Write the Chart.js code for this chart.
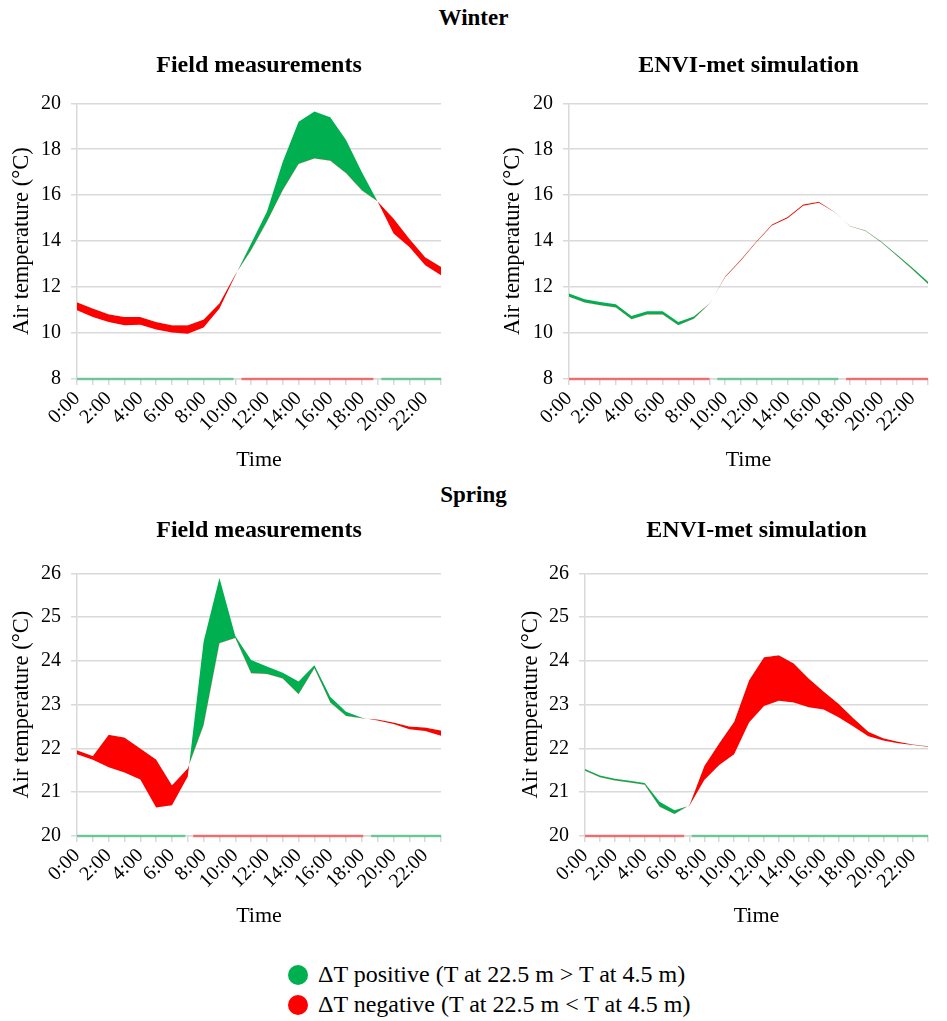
<!DOCTYPE html>
<html><head><meta charset="utf-8">
<script src="https://cdn.jsdelivr.net/npm/chart.js@4.4.1/dist/chart.umd.min.js"></script>
<style>
body{margin:0;width:947px;height:1021px;position:relative;background:#fff;font-family:"Liberation Serif","Times New Roman",serif;overflow:hidden;color:#000}
.box{position:absolute}
.h{position:absolute;left:0;width:947px;text-align:center;font-weight:bold;font-size:23px;line-height:26px}
.legend{position:absolute;left:288px;top:959px;font-size:24px;line-height:30px}
.dot{display:inline-block;width:20px;height:20px;border-radius:50%;vertical-align:-3px;margin-right:10px}
</style></head><body>
<div class="h" style="top:5px">Winter</div>
<div class="h" style="top:482px">Spring</div>
<div class="box" style="left:0;top:40px"><canvas id="c1" width="460" height="440"></canvas></div>
<div class="box" style="left:480px;top:40px"><canvas id="c2" width="467" height="440"></canvas></div>
<div class="box" style="left:0;top:505px"><canvas id="c3" width="460" height="431"></canvas></div>
<div class="box" style="left:480px;top:505px"><canvas id="c4" width="467" height="431"></canvas></div>
<div class="legend">
<div><span class="dot" style="background:#00b050"></span>ΔT positive (T at 22.5 m &gt; T at 4.5 m)</div>
<div><span class="dot" style="background:#ff0000"></span>ΔT negative (T at 22.5 m &lt; T at 4.5 m)</div>
</div>
<script>
const hours = ['0:00','1:00','2:00','3:00','4:00','5:00','6:00','7:00','8:00','9:00','10:00','11:00',
               '12:00','13:00','14:00','15:00','16:00','17:00','18:00','19:00','20:00','21:00','22:00','23:00'];

// Winter – field measurements
const winterField22 = [10.99,10.70,10.48,10.34,10.36,10.15,10.02,9.97,10.24,11.07,12.50,13.90,
                       15.28,17.46,19.20,19.64,19.39,18.40,17.00,15.71,14.33,13.75,12.95,12.52];
const winterField45 = [11.34,11.07,10.82,10.70,10.70,10.48,10.34,10.34,10.59,11.30,12.55,13.60,
                       14.84,16.22,17.36,17.60,17.50,16.95,16.20,15.73,14.99,14.10,13.30,12.88];
// Winter – ENVI-met simulation
const winterEnvi22 = [11.72,11.47,11.35,11.25,10.74,10.95,10.95,10.48,10.72,11.29,12.43,13.15,
                      13.95,14.68,15.00,15.54,15.67,15.27,14.66,14.46,13.99,13.42,12.84,12.23];
const winterEnvi45 = [11.58,11.33,11.21,11.11,10.60,10.81,10.81,10.34,10.62,11.28,12.46,13.19,
                      13.99,14.72,15.05,15.60,15.71,15.28,14.65,14.44,13.95,13.36,12.77,12.13];
// Spring – field measurements
const springField22 = [21.87,21.74,21.57,21.45,21.29,20.65,20.70,21.36,24.44,25.89,24.57,24.02,
                       23.87,23.73,23.53,23.90,23.18,22.84,22.70,22.64,22.56,22.44,22.40,22.29];
const springField45 = [21.96,21.83,22.31,22.25,22.00,21.75,21.16,21.55,22.53,24.40,24.52,23.72,
                       23.70,23.60,23.24,23.83,23.05,22.74,22.69,22.66,22.59,22.50,22.48,22.41];
// Spring – ENVI-met simulation
const springEnvi22 = [21.53,21.38,21.31,21.26,21.21,20.78,20.59,20.69,21.28,21.62,21.87,22.59,
                      22.97,23.09,23.05,22.94,22.89,22.71,22.50,22.28,22.18,22.12,22.08,22.04];
const springEnvi45 = [21.49,21.34,21.27,21.22,21.17,20.67,20.50,20.70,21.60,22.12,22.61,23.56,
                      24.08,24.13,23.94,23.60,23.30,23.02,22.69,22.38,22.23,22.15,22.09,22.05];

const winterTicks = {min: 8, max: 20, step: 2};
const springTicks = {min: 20, max: 26, step: 1};

const GREEN = '#00b050', RED = '#ff0000';
const LIGHT_GREEN = 'rgba(0,176,80,0.5)', LIGHT_RED = 'rgba(255,0,0,0.5)';
const FONT = '"Liberation Serif","Times New Roman",serif';
const GRID = '#d9d9d9';

// thin light strip along the bottom axis (inverse colour of the band), as in the original figure
const stripPlugin = {
  id: 'strip',
  beforeDatasetsDraw(chart) {
    const a = chart.data.datasets[0].data, b = chart.data.datasets[1].data;
    const xs = chart.scales.x, ys = chart.scales.y;
    const yPix = ys.getPixelForValue(ys.min);
    const n = a.length, GAP = 0.25;
    const cr = [];
    for (let i = 0; i < n - 1; i++) {
      const d0 = a[i] - b[i], d1 = a[i + 1] - b[i + 1];
      if (d0 * d1 < 0) cr.push(i + d0 / (d0 - d1));
    }
    const bounds = [0, ...cr, n - 1];
    const ctx = chart.ctx;
    ctx.save();
    ctx.lineWidth = 2.5;
    for (let k = 0; k < bounds.length - 1; k++) {
      let s = bounds[k], e = bounds[k + 1];
      const m = (s + e) / 2, i = Math.min(Math.floor(m), n - 2), f = m - i;
      const d = (a[i] - b[i]) * (1 - f) + (a[i + 1] - b[i + 1]) * f;
      if (k > 0) s += GAP;
      if (k < bounds.length - 2) e -= GAP;
      if (e <= s) continue;
      ctx.strokeStyle = d > 0 ? LIGHT_RED : LIGHT_GREEN;
      ctx.beginPath();
      ctx.moveTo(xs.getPixelForValue(s), yPix);
      ctx.lineTo(xs.getPixelForValue(e), yPix);
      ctx.stroke();
    }
    ctx.restore();
  }
};

function makeChart(id, title, t22, t45, tk, opt) {
  return new Chart(document.getElementById(id), {
    type: 'line',
    data: {
      labels: hours,
      datasets: [
        {label: 'T at 22.5 m', data: t22, borderWidth: 0, pointRadius: 0, tension: 0,
         fill: {target: 1, above: GREEN, below: RED}},
        {label: 'T at 4.5 m', data: t45, borderWidth: 0, pointRadius: 0, tension: 0, fill: false}
      ]
    },
    options: {
      responsive: false,
      animation: false,
      layout: {padding: {left: opt.padLeft, right: opt.padRight, top: 0, bottom: 0}},
      plugins: {
        legend: {display: false},
        tooltip: {enabled: false},
        title: {display: true, text: title, color: '#000', fullSize: false,
                font: {family: FONT, size: 24, weight: 'bold'},
                padding: {top: 11, bottom: opt.titleBottom}}
      },
      scales: {
        x: {
          ticks: {autoSkip: false, maxRotation: 45, minRotation: 45, color: '#000', padding: 2,
                  font: {family: FONT, size: 20},
                  callback: (v, i) => (i % 2 === 0 ? hours[i] : '')},
          grid: {display: true, drawOnChartArea: false, color: GRID, lineWidth: 1.5, tickLength: 6},
          border: {color: GRID, width: 1.5},
          title: {display: true, text: 'Time', color: '#000', font: {family: FONT, size: 22},
                  padding: {top: 7, bottom: 7}},
          afterFit(s) { s.height = opt.xH; }
        },
        y: {
          min: tk.min, max: tk.max,
          ticks: {stepSize: tk.step, color: '#000', padding: 10, font: {family: FONT, size: 20}},
          grid: {color: GRID, lineWidth: 1.5, tickLength: 6},
          border: {color: GRID, width: 1.5},
          title: {display: true, text: 'Air temperature (°C)', color: '#000',
                  font: {family: FONT, size: 22.5}, padding: {top: 4, bottom: 4}},
          afterFit(s) { s.width = opt.yW; }
        }
      }
    },
    plugins: [stripPlugin]
  });
}

makeChart('c1', 'Field measurements', winterField22, winterField45, winterTicks,
          {padLeft: 5, padRight: 13, yW: 72, xH: 101, titleBottom: 23.5});
makeChart('c2', 'ENVI-met simulation', winterEnvi22, winterEnvi45, winterTicks,
          {padLeft: 16, padRight: 8, yW: 73, xH: 101, titleBottom: 23.5});
makeChart('c3', 'Field measurements', springField22, springField45, springTicks,
          {padLeft: 5, padRight: 13, yW: 72, xH: 100, titleBottom: 28.5});
makeChart('c4', 'ENVI-met simulation', springEnvi22, springEnvi45, springTicks,
          {padLeft: 34, padRight: 0, yW: 71, xH: 100, titleBottom: 28.5});
</script>
</body></html>
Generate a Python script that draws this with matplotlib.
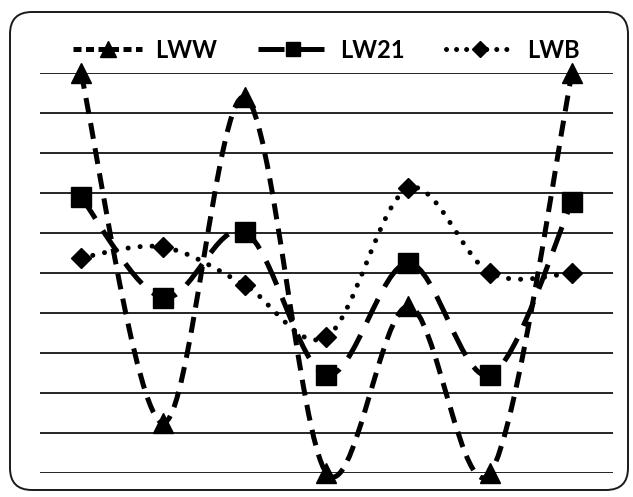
import matplotlib
matplotlib.use("Agg")
import matplotlib.pyplot as plt
from matplotlib.path import Path
from matplotlib.patches import PathPatch, FancyBboxPatch
from matplotlib.lines import Line2D
from matplotlib.font_manager import FontProperties
import numpy as np

# ---- data ----
categories = [1, 2, 3, 4, 5, 6, 7]          # category axis (no labels shown)
series_names = ["LWW", "LW21", "LWB"]
lww = [10.0, 1.25, 9.4, 0.0, 4.17, 0.0, 10.0]
lw21 = [6.9, 4.38, 6.03, 2.45, 5.25, 2.45, 6.78]
lwb = [5.38, 5.65, 4.7, 3.4, 7.12, 5.0, 5.0]
y_ticks = list(range(0, 11))

W, H, DPI = 633, 497, 100
fig = plt.figure(figsize=(W / DPI, H / DPI), dpi=DPI)
fig.patch.set_facecolor("white")

# rounded outer frame (drawn in pixel space so the corners stay circular)
bg = fig.add_axes([0, 0, 1, 1])
bg.set_xlim(0, W)
bg.set_ylim(H, 0)
bg.axis("off")
bg.add_patch(FancyBboxPatch((10, 12), 618, 478,
                            boxstyle="round,pad=0,rounding_size=22",
                            fill=False, ec="#1a1a1a", lw=1.4))

ax = fig.add_axes([40 / W, 1 - 473 / H, 573 / W, 400 / H])
ax.set_xlim(categories[0] - 0.5, categories[-1] + 0.5)
ax.set_ylim(y_ticks[0], y_ticks[-1])
ax.set_yticks(y_ticks)
ax.set_xticks([])
ax.yaxis.grid(True, color="black", lw=1.2)
ax.set_axisbelow(True)
ax.tick_params(left=False, bottom=False, labelleft=False, labelbottom=False)
for s in ax.spines.values():
    s.set_visible(False)
ax.patch.set_alpha(0)


def smooth_path(xs, ys):
    """Catmull-Rom style smoothed line (as in spreadsheet 'smoothed line')."""
    pts = np.column_stack([xs, ys]).astype(float)
    n = len(pts)
    verts = [pts[0]]
    codes = [Path.MOVETO]
    for i in range(n - 1):
        p0 = pts[i - 1] if i > 0 else pts[i]
        p1 = pts[i]
        p2 = pts[i + 1]
        p3 = pts[i + 2] if i + 2 < n else pts[i + 1]
        c1 = p1 + (p2 - p0) / 6.0
        c2 = p2 - (p3 - p1) / 6.0
        verts += [c1, c2, p2]
        codes += [Path.CURVE4] * 3
    return Path(verts, codes)


LW = 3.6
styles = {
    "LWW": dict(ls=(0, (3.2, 1.9)), lls=(0, (1.6, 0.9)), cap="butt", marker="^", ms=15, lms=11),
    "LW21": dict(ls=(0, (5.2, 2.8)), lls=(0, (5.2, 2.8)), cap="butt", marker="s", ms=14, lms=10.5),
    "LWB": dict(ls=(0, (0.01, 2.4)), lls=(0, (0.01, 2.0)), cap="round", marker="D", ms=10, lms=8),
}

handles = []
for name, vals in zip(series_names, [lww, lw21, lwb]):
    st = styles[name]
    patch = PathPatch(smooth_path(categories, vals), fill=False, ec="black",
                      lw=LW, ls=st["ls"], capstyle=st["cap"], joinstyle="round",
                      clip_on=False, zorder=3)
    ax.add_patch(patch)
    ax.plot(categories, vals, ls="none", marker=st["marker"], ms=st["ms"],
            color="black", clip_on=False, zorder=4)
    h = Line2D([], [], color="black", lw=LW, ls=st["lls"], marker=st["marker"],
               ms=st["lms"], dash_capstyle=st["cap"])
    handles.append(h)

fig.legend(handles, series_names, loc="center", bbox_to_anchor=(0.516, 0.899),
           ncol=3, frameon=False, numpoints=1,
           prop=FontProperties(family="Lato", weight="bold", size=17),
           handlelength=2.9, handletextpad=0.55, columnspacing=1.75,
           borderpad=0, borderaxespad=0)

fig.savefig("out.png", dpi=DPI, facecolor="white")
******
• _SHORT TASK_:
Scan the material above. Return every line containing the string "matplotlib".

• _FULL ANSWER_:
Generate a Python script that draws this with matplotlib.
import matplotlib
matplotlib.use("Agg")
import matplotlib.pyplot as plt
from matplotlib.path import Path
from matplotlib.patches import PathPatch, FancyBboxPatch
from matplotlib.lines import Line2D
from matplotlib.font_manager import FontProperties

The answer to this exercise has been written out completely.